Don’t get me wrong, I love indie games (Fiasco included if that wasn’t clear). Stuff being designed now stretches group storytelling in ways I wouldn’t have dreamed of, and is helping the rest of the market innovate. It’s important that designers and reviewers play games like that, ones that expand their understanding of the hobby. Outside of designers and critics, though, most gamers don’t play indie games at all. This is something that those of us who are constantly interacting with the most invested RPG fans tend to lose sight of: we’re a severe minority. You might find a few gamers who have played Dread because it’s “the one with the Jenga tiles”, but even Dread, which is arguably a breakout hit in indie circles, is something the majority and maybe even the vast majority of gamers have never heard of. When you look at any measures of RPG market share, after you hand 60+% to various editions of D&D (Pathfinder included) the rest of it is taken by FFG Star Wars, World of Darkness games, and Call of Cthulhu, with a few scraps left over.
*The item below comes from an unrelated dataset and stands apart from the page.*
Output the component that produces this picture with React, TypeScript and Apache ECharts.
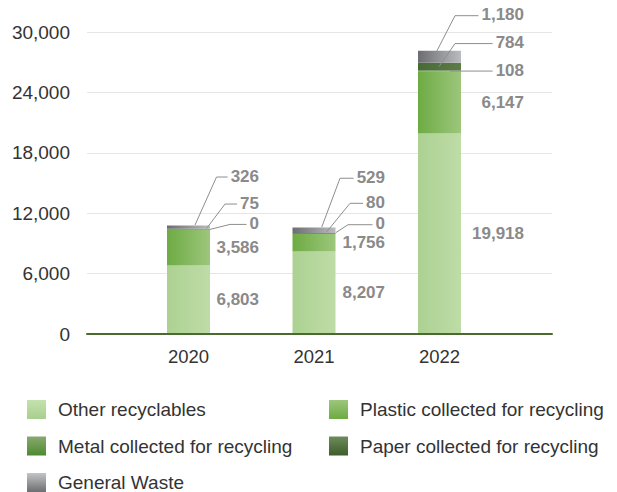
import React, { useEffect, useRef } from 'react';
import * as echarts from 'echarts';

// ---------- data ----------
const years = ['2020', '2021', '2022'];
const otherRecyclables = [6803, 8207, 19918];
const plasticCollected = [3586, 1756, 6147];
const metalCollected = [0, 0, 108];
const paperCollected = [75, 80, 784];
const generalWaste = [326, 529, 1180];
const yTicks = [0, 6000, 12000, 18000, 24000, 30000];
const seriesNames = [
  'Other recyclables',
  'Plastic collected for recycling',
  'Metal collected for recycling',
  'Paper collected for recycling',
  'General Waste',
];

// ---------- style / layout ----------
const FONT = '"Liberation Sans", Arial, Helvetica, sans-serif';
const LABEL_COLOR = '#8a8a8a';
const LABEL_FONT = `bold 17px ${FONT}`;
const BAR_W = 43;
const LABEL_RIGHT = [70.5, 71, 84.5]; // label right edge offset from bar centre, per year
// small labels (metal, paper, general) per year
const SMALL_LABEL_DY = [
  [-6, -26, -51],
  [-10, -31, -53],
  [-1, -24, -42],
];
const LEADER_START = [
  [[21.5, 0], [18, -0.5], [6.5, -2]],
  [[21.7, -1], [12.7, -1.5], [7.7, -3]],
  [[10.5, 0], [-0.5, 0], [-3, -5]],
];
const LEADER_ELBOW = [
  [41.5, 36.5, 28],
  [34, 36, 26],
  [10.5, 15.5, 15.5],
];

const barColors = [
  ['#acd192', '#bedca7'],
  ['#6dab43', '#9dc67c'],
  ['#5a8f3c', '#7aa55e'],
  ['#476a33', '#5d7c48'],
  ['#6b6d70', '#b9bbbe'],
];
const legendColors = [
  ['#c4e1ae', '#a8cf8e'],
  ['#9dc67c', '#6dab43'],
  ['#88a96f', '#4e8a2f'],
  ['#6f8b5d', '#3d5d29'],
  ['#c2c4c6', '#6c6e71'],
];

const fmt = (v: number) => v.toLocaleString('en-US');

function measure(text: string): number {
  const el = new echarts.graphic.Text({ style: { text, font: LABEL_FONT } });
  return el.getBoundingRect().width;
}

export default function App() {
  const ref = useRef<HTMLDivElement>(null);

  useEffect(() => {
    if (!ref.current) return;
    const chart = echarts.init(ref.current, undefined, { renderer: 'svg' });

    const values = [otherRecyclables, plasticCollected, metalCollected, paperCollected, generalWaste];

    const hGrad = (c: string[]) =>
      new echarts.graphic.LinearGradient(0, 0, 1, 0, [
        { offset: 0, color: c[0] },
        { offset: 1, color: c[1] },
      ]);
    const vGrad = (c: string[]) =>
      new echarts.graphic.LinearGradient(0, 0, 0, 1, [
        { offset: 0, color: c[0] },
        { offset: 1, color: c[1] },
      ]);

    const barSeries = values.map((arr, si) => ({
      name: seriesNames[si],
      type: 'bar',
      stack: 'total',
      xAxisIndex: 1,
      yAxisIndex: 1,
      barWidth: BAR_W,
      itemStyle: { color: hGrad(barColors[si]) },
      label: {
        show: si < 2,
        position: 'right',
        align: 'right',
        verticalAlign: 'middle',
        color: LABEL_COLOR,
        fontSize: 17,
        fontWeight: 'bold',
        fontFamily: FONT,
        formatter: (p: any) => fmt(p.value),
      },
      data: arr.map((v, i) => ({ value: v, label: { distance: LABEL_RIGHT[i] - BAR_W / 2 } })),
      z: 2,
    }));

    // leader-line labels for the small segments (metal, paper, general)
    const smallData: number[][] = [];
    years.forEach((_, i) => {
      let base = otherRecyclables[i] + plasticCollected[i];
      [metalCollected, paperCollected, generalWaste].forEach((arr, s) => {
        const v = arr[i];
        smallData.push([i, base + v / 2, s, v]);
        base += v;
      });
    });

    const leaderSeries = {
      type: 'custom',
      xAxisIndex: 1,
      yAxisIndex: 1,
      silent: true,
      z: 5,
      clip: false,
      data: smallData,
      renderItem: (_params: any, api: any) => {
        const i = api.value(0) as number;
        const mid = api.value(1) as number;
        const s = api.value(2) as number;
        const v = api.value(3) as number;
        const c = api.coord([i, mid]);
        const labelY = c[1] + SMALL_LABEL_DY[i][s];
        const labelRight = c[0] + LABEL_RIGHT[i];
        const text = fmt(v);
        const w = measure(text);
        const endX = labelRight - w - 3;
        const start = [c[0] + LEADER_START[i][s][0], c[1] + LEADER_START[i][s][1]];
        const elbow = [c[0] + LEADER_ELBOW[i][s], labelY + 1];
        return {
          type: 'group',
          children: [
            {
              type: 'polyline',
              shape: { points: [start, elbow, [endX, labelY + 1]] },
              style: { stroke: '#8e8e8e', lineWidth: 1, fill: null },
            },
            {
              type: 'text',
              style: {
                text,
                x: labelRight,
                y: labelY,
                align: 'right',
                verticalAlign: 'middle',
                textAlign: 'right',
                textVerticalAlign: 'middle',
                fill: LABEL_COLOR,
                font: LABEL_FONT,
              },
            },
          ],
        };
      },
    };

    const legendCommon = {
      orient: 'vertical',
      top: 400,
      height: 92,
      padding: 0,
      itemWidth: 19,
      itemHeight: 19,
      itemGap: 17.5,
      icon: 'rect',
      selectedMode: false,
      textStyle: { color: '#333', fontSize: 19, fontFamily: FONT, padding: [0, 0, 0, 7] },
    };

    chart.setOption({
      animation: false,
      backgroundColor: '#fff',
      grid: [
        { left: 87, right: 65, top: 32, bottom: 158 },
        { left: 125.75, right: 114.75, top: 32, bottom: 158 },
      ],
      legend: [
        {
          ...legendCommon,
          left: 27,
          data: [0, 2, 4].map((k) => ({ name: seriesNames[k], itemStyle: { color: vGrad(legendColors[k]) } })),
        },
        {
          ...legendCommon,
          left: 329,
          data: [1, 3].map((k) => ({ name: seriesNames[k], itemStyle: { color: vGrad(legendColors[k]) } })),
        },
      ],
      xAxis: [
        {
          type: 'category',
          gridIndex: 0,
          data: [''],
          axisLine: { show: true, lineStyle: { color: '#4a6a2f', width: 2 } },
          axisTick: { show: false },
          axisLabel: { show: false },
          z: 4,
        },
        {
          type: 'category',
          gridIndex: 1,
          data: years,
          axisLine: { show: false },
          axisTick: { show: false },
          axisLabel: { color: '#333', fontSize: 18.5, fontFamily: FONT, margin: 13 },
        },
      ],
      yAxis: [
        {
          type: 'value',
          gridIndex: 0,
          min: yTicks[0],
          max: yTicks[yTicks.length - 1],
          interval: yTicks[1] - yTicks[0],
          axisLine: { show: false },
          axisTick: { show: false },
          splitLine: { show: true, lineStyle: { color: '#e6e6e6', width: 1 } },
          axisLabel: {
            color: '#333',
            fontSize: 19,
            fontFamily: FONT,
            margin: 17,
            formatter: (v: number) => fmt(v),
          },
        },
        {
          type: 'value',
          gridIndex: 1,
          min: yTicks[0],
          max: yTicks[yTicks.length - 1],
          interval: yTicks[1] - yTicks[0],
          show: false,
          splitLine: { show: false },
        },
      ],
      series: [...barSeries, leaderSeries],
    } as any);

    return () => chart.dispose();
  }, []);

  return (
    <div
      ref={ref}
      style={{ position: 'absolute', left: 0, top: 0, width: 617, height: 492 }}
    />
  );
}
These are all traditional games (despite what White Wolf said all through the 90s).

This is arguably a companion piece to my rant on D&D, but coming at it from the opposite direction. I don’t think for a minute that 60+% of gamers want dungeon crawling, Vancian spellcasting, and bastardizations of Tolkien. I do believe that 60+% of gamers want to create a single character who they identify with, see that character grow and develop, and see that character as part of an ensemble cast they get to make with their friends. I do think they want to have a believable fictional world where the story is created by their actions, and where sometimes everything depends on the roll of a die. And I do ultimately think that, despite its limitations in practicality, the long-form campaign is the platonic ideal of an RPG for many, many people.

Designers realized a long time ago that no one RPG can do everything. With that came the realization that an RPG could be designed to do anything. Where we come back to traditional RPGs, though, is where we must realize that the hobby has appeal for a reason. There are core elements to the stereotypical gaming table which people are drawn to, and most if not all traditional RPGs appeal to these elements. With my gaming group I’ve played Cyberpunk, I’ve played GURPS, I’ve played Exalted, and I’ve played D&D, just to name a few. The stories we told were wildly different and indeed the systems are very different, but the core ideas were often the same. We knew what our characters could do. We knew what “the party” felt like. And we knew how the arc of the campaign would change as our characters grew more powerful. What the corpus of traditional RPGs is able to do is provide a core experience that I believe people are seeking, while still being part of a wide and wild ecosystem that provides tons and tons of different story experiences. We in the critical and design spaces may lament the monopoly of D&D, but we must never forget that there is something real that draws people to D&D. And it isn’t elves and wizards.